For investors, the symbolism matters as much as the policy: Neo is becoming central to Europe’s rare earth independence narrative.
A Company Built for This Moment
Neo Performance Materials is not a newcomer riding geopolitical tailwinds. It operates a global suite of businesses across the value chain:
- Silmet (Estonia): The only commercial rare earth separation plant in the EU.
- Magnet manufacturing: Including sintered NdFeB capabilities in Europe—an exceptionally rare non-Chinese footprint plus a couple facilities in China
- Advanced materials: Serving automotive, EV motors, electronics, aerospace, and green-tech markets.
Neo’s competitive edge has always been its ability to combine upstream separation, midstream alloying, and downstream magnet making—exactly the capabilities Europe lacks, and exactly the bottlenecks China dominates.
Reading Between the Lines: Policy Momentum Meets Market Reality
Europe ispreparing new levers for stockpiling and supply-chain cooperation. Yetit is equally true that Europe has repeatedly announced ambitious strategies without delivering equivalent industrial execution. The enthusiasm is real, but the timeline remains uncertain.

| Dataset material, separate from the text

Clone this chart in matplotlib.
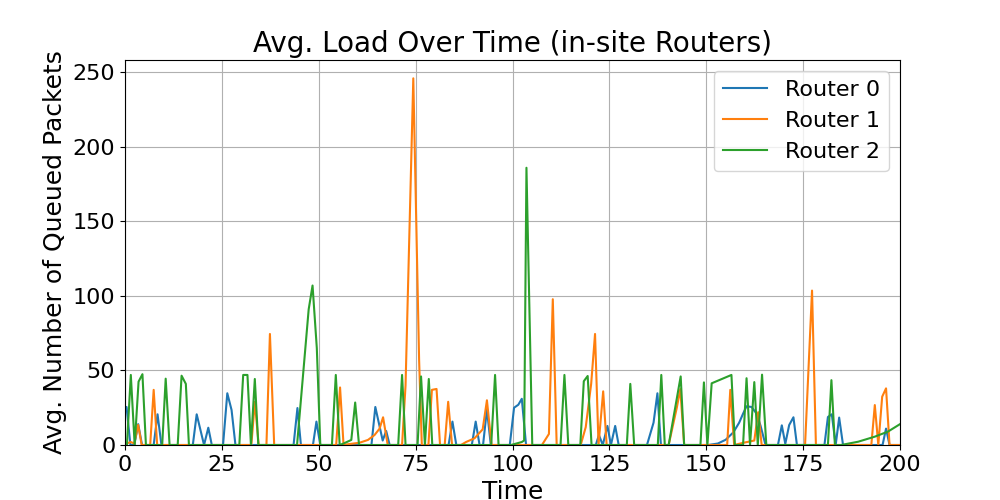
import matplotlib
matplotlib.use("Agg")
import matplotlib.pyplot as plt

# ------------------- data (time, avg. queued packets) -------------------
router0_t = [0, 0.4, 1.4, 2.4, 3.4, 4.4, 7.4, 8.4, 9.4, 17.5, 18.5, 20.4, 21.5, 22.4,
             25.3, 26.4, 27.5, 28.5, 43.5, 44.5, 45.4, 48.5, 49.4, 50.4,
             63.6, 64.6, 66.5, 67.4, 68.3, 83.5, 84.5, 85.5, 89.5, 90.5, 91.5,
             92.4, 93.4, 94.4, 99.3, 100.4, 101.5, 102.4, 103.5,
             121.5, 122.3, 123.3, 124.5, 125.4, 126.5, 127.4,
             134.7, 136.4, 137.4, 138.3, 150.5, 153, 155, 157, 158.5, 159.5, 160.4,
             161.7, 163, 164, 165.3, 168.5, 169.5, 170.4, 171.4, 172.5, 173.4,
             180.5, 181.4, 182.4, 183.4, 184.3, 185.3, 195.5, 196.4, 197.3, 200]
router0_v = [25.5, 25.5, 0, 0, 14, 0, 0, 20.6, 0, 0, 20.6, 0, 11.6, 0,
             0, 34.7, 23.5, 0, 0, 24.8, 0, 0, 15.7, 0,
             0, 25.5, 3, 9.4, 0, 0, 15.7, 0, 0, 15.7, 0,
             0, 24, 0, 0, 25, 27, 31, 0,
             0, 6.7, 0, 12.8, 0, 12.8, 0,
             0, 15, 34.7, 0, 0, 1, 3.5, 8.5, 15, 21, 26,
             25.5, 21, 13, 0, 0, 13.2, 0.8, 13.4, 18.6, 0,
             0, 18.8, 20.6, 0, 18.4, 0, 0, 11, 0, 0]

router1_t = [0, 0.4, 1.5, 2.4, 3.4, 4.3, 6.5, 7.4, 8.3, 32.6, 33.5, 34.5,
             36.5, 37.4, 38.5, 54.5, 55.5, 56.4, 57.5, 60.5, 62.7, 64.4, 65.7,
             66.6, 67.8, 71.5, 72.4, 74.4, 75.9, 76.6, 78.3, 79.2, 80.4, 81.3,
             82.5, 83.4, 84.4, 86.7, 88, 90.2, 92.3, 93.4, 94.6,
             107.6, 109.4, 110.4, 111.4, 117.6, 118.9, 120.3, 121.3, 122.2,
             123.4, 124.3, 140.3, 142.4, 143.3, 144.3, 155.4, 156.2, 157.2,
             159.6, 162.4, 163.4, 164.3, 175.5, 177.3, 178.3,
             192.6, 193.5, 194.4, 195.4, 196.4, 197.3, 200]
router1_v = [0, 1, 2, 1, 13.5, 0, 0, 37, 0, 0, 29, 0,
             0, 74.5, 0, 0, 38.6, 0, 0.5, 1.5, 3.4, 6.7, 11,
             18.6, 0, 0, 40, 246, 57, 0, 0, 37, 37.6, 0,
             0, 29, 0, 0, 2, 4.5, 10.5, 30, 0,
             0, 7.4, 97.8, 0, 0, 12, 41, 74.5, 0,
             36, 0, 0, 25, 37.5, 0, 0, 37, 0,
             1.5, 3, 22, 0, 0, 103.6, 0,
             0, 26.8, 0, 32.4, 38, 0, 0]

router2_t = [0, 0.5, 1.5, 2.5, 3.5, 4.5, 5.4, 9.6, 10.5, 11.5, 13.6, 14.6, 15.7, 16.5,
             29.5, 30.5, 31.6, 32.5, 33.5, 34.4, 44.4, 47.4, 48.4, 49.5, 50.4,
             53.4, 54.4, 55.4, 56.4, 58.4, 59.4, 60.4, 70.5, 71.5, 72.4,
             75.5, 76.4, 77.4, 78.4, 79.3, 94.5, 95.5, 96.4,
             99.6, 102.4, 103.0, 103.6, 105.1, 112.4, 113.4, 114.4,
             117.5, 118.4, 119.4, 120.4, 129.5, 130.4, 131.4, 137.5, 138.4, 139.3,
             140.3, 143.4, 144.3, 148.5, 149.4, 150.3, 151.4, 156.5, 157.4,
             159.5, 160.4, 161.3, 162.4, 163.3, 164.4, 165.5,
             181.4, 182.3, 183.2, 184.8, 189.2, 193.5, 196.9, 200]
router2_v = [0, 0, 47, 0, 42.5, 47.5, 0, 0, 44.5, 0, 0, 46.5, 41, 0,
             0, 47, 47, 0, 44.3, 0, 0, 91, 107, 65, 0,
             0, 47, 0, 1, 3.4, 28.5, 0, 0, 47, 0,
             0, 46, 0, 44.3, 0, 0, 47, 0,
             0, 2, 3, 186, 0, 0, 47, 0,
             0, 42.8, 46.3, 0, 0, 41, 0, 0, 47, 0,
             0, 46, 0, 0, 42, 0, 41.4, 47, 0,
             0, 44.8, 0, 42.2, 0, 47.2, 0,
             0, 43.5, 0, 0, 2.2, 5.6, 9, 14]

# ------------------- plot -------------------
fig, ax = plt.subplots(figsize=(10, 5), dpi=100)

ax.plot(router0_t, router0_v, label="Router 0")
ax.plot(router1_t, router1_v, label="Router 1")
ax.plot(router2_t, router2_v, label="Router 2")

ax.set_xlim(0, 200)
ax.set_ylim(bottom=0)
ax.set_title("Avg. Load Over Time (in-site Routers)", fontsize=20)
ax.set_xlabel("Time", fontsize=18)
ax.set_ylabel("Avg. Number of Queued Packets", fontsize=18)
ax.tick_params(labelsize=16)
ax.grid(True)
ax.legend(loc="upper right", fontsize=16)

fig.savefig("out.png", dpi=100)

Still, the EU’s presence at Neo’s plant signals that Brussels is aligning its political weight with proven industrial actors—not speculative startups. It is a rare instance where rhetoric and capacity actually meet.

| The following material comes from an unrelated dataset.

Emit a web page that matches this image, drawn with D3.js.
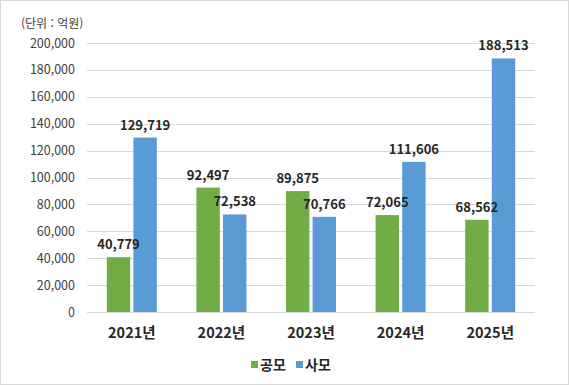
<!DOCTYPE html>
<html lang="ko">
<head>
<meta charset="UTF-8">
<script src="https://cdn.jsdelivr.net/npm/d3@7"></script>
<style>
  body { margin: 0; background: #fff; }
  text { font-family: "Noto Sans CJK KR", "Noto Sans", sans-serif; }
</style>
</head>
<body>
<svg id="chart" width="569" height="385"></svg>
<script>
  // data
  const years = ["2021년", "2022년", "2023년", "2024년", "2025년"];
  const seriesNames = ["공모", "사모"];
  const gongmo = [40779, 92497, 89875, 72065, 68562];
  const samo = [129719, 72538, 70766, 111606, 188513];
  const yTicks = [0, 20000, 40000, 60000, 80000, 100000, 120000, 140000, 160000, 180000, 200000];
  const colors = ["#70ad47", "#5b9bd5"];

  const svg = d3.select("#chart");

  // outer frame
  svg.append("rect")
    .attr("x", 0.5).attr("y", 0.5)
    .attr("width", 568).attr("height", 384)
    .attr("fill", "#fff").attr("stroke", "#d9d9d9");

  const plotLeft = 87, plotRight = 535, plotTop = 43, plotBottom = 312;

  const x = d3.scaleBand().domain(years).range([plotLeft, plotRight]);
  const y = d3.scaleLinear().domain([0, 200000]).range([plotBottom, plotTop]);
  const inner = d3.scaleBand().domain(seriesNames).range([-25, 25]).paddingInner(0.12);

  // gridlines
  svg.append("g").selectAll("line")
    .data(yTicks)
    .join("line")
    .attr("x1", plotLeft).attr("x2", plotRight)
    .attr("y1", d => Math.round(y(d)) + 0.5).attr("y2", d => Math.round(y(d)) + 0.5)
    .attr("stroke", "#d9d9d9");

  // y axis labels
  const fmt = d3.format(",");
  const yAxis = d3.axisLeft(y).tickValues(yTicks).tickFormat(fmt).tickSize(0).tickPadding(12);
  svg.append("g")
    .attr("transform", `translate(${plotLeft},0)`)
    .call(yAxis)
    .call(g => g.select(".domain").remove())
    .selectAll("text")
    .attr("font-size", 12.5)
    .attr("fill", "#404040")
    .style("font-family", '"Noto Sans CJK KR", sans-serif');

  // unit label
  svg.append("text")
    .attr("x", 21).attr("y", 28)
    .attr("font-size", 12)
    .attr("fill", "#404040")
    .text("(단위 : 억원)");

  // bars
  const rows = years.map((yr, i) => ({ year: yr, values: [gongmo[i], samo[i]] }));

  const groups = svg.append("g").selectAll("g")
    .data(rows)
    .join("g")
    .attr("transform", d => `translate(${x(d.year) + x.bandwidth() / 2},0)`);

  groups.selectAll("rect")
    .data(d => d.values.map((v, k) => ({ name: seriesNames[k], value: v, k })))
    .join("rect")
    .attr("x", d => inner(d.name))
    .attr("y", d => y(d.value))
    .attr("width", inner.bandwidth())
    .attr("height", d => plotBottom - y(d.value))
    .attr("fill", d => colors[d.k]);

  groups.selectAll("text.val")
    .data(d => d.values.map((v, k) => ({ name: seriesNames[k], value: v, k })))
    .join("text")
    .attr("class", "val")
    .attr("x", d => inner(d.name) + inner.bandwidth() / 2)
    .attr("y", d => y(d.value) - 8)
    .attr("text-anchor", "middle")
    .attr("font-size", 13)
    .attr("font-weight", "bold")
    .attr("fill", "#262626")
    .text(d => fmt(d.value));

  // category labels
  svg.append("g").selectAll("text")
    .data(years)
    .join("text")
    .attr("x", d => x(d) + x.bandwidth() / 2)
    .attr("y", 338)
    .attr("text-anchor", "middle")
    .attr("font-size", 14.5)
    .attr("font-weight", "bold")
    .attr("fill", "#262626")
    .text(d => d);

  // legend
  const legend = svg.append("g").selectAll("g")
    .data(seriesNames)
    .join("g")
    .attr("transform", (d, i) => `translate(${251 + i * 45},0)`);
  legend.append("rect")
    .attr("x", 0).attr("y", 361)
    .attr("width", 7).attr("height", 7)
    .attr("fill", (d, i) => colors[i]);
  legend.append("text")
    .attr("x", 9).attr("y", 370)
    .attr("font-size", 14)
    .attr("font-weight", "bold")
    .attr("fill", "#262626")
    .text(d => d);
</script>
</body>
</html>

Why This Matters for the Rare Earth Investor
Neo’s Estonia facility is strategically irreplaceable. If the EU can fund and scale domestic magnet capacity through RESourceEU, Neo stands to benefit disproportionately. If Europe stalls, Neo still gains—because scarcity makes its existing non-Chinese magnet output more valuable.
Either way, Neo is positioned not as a follower, but as the anchor manufacturer in Europe’s rare earth revival.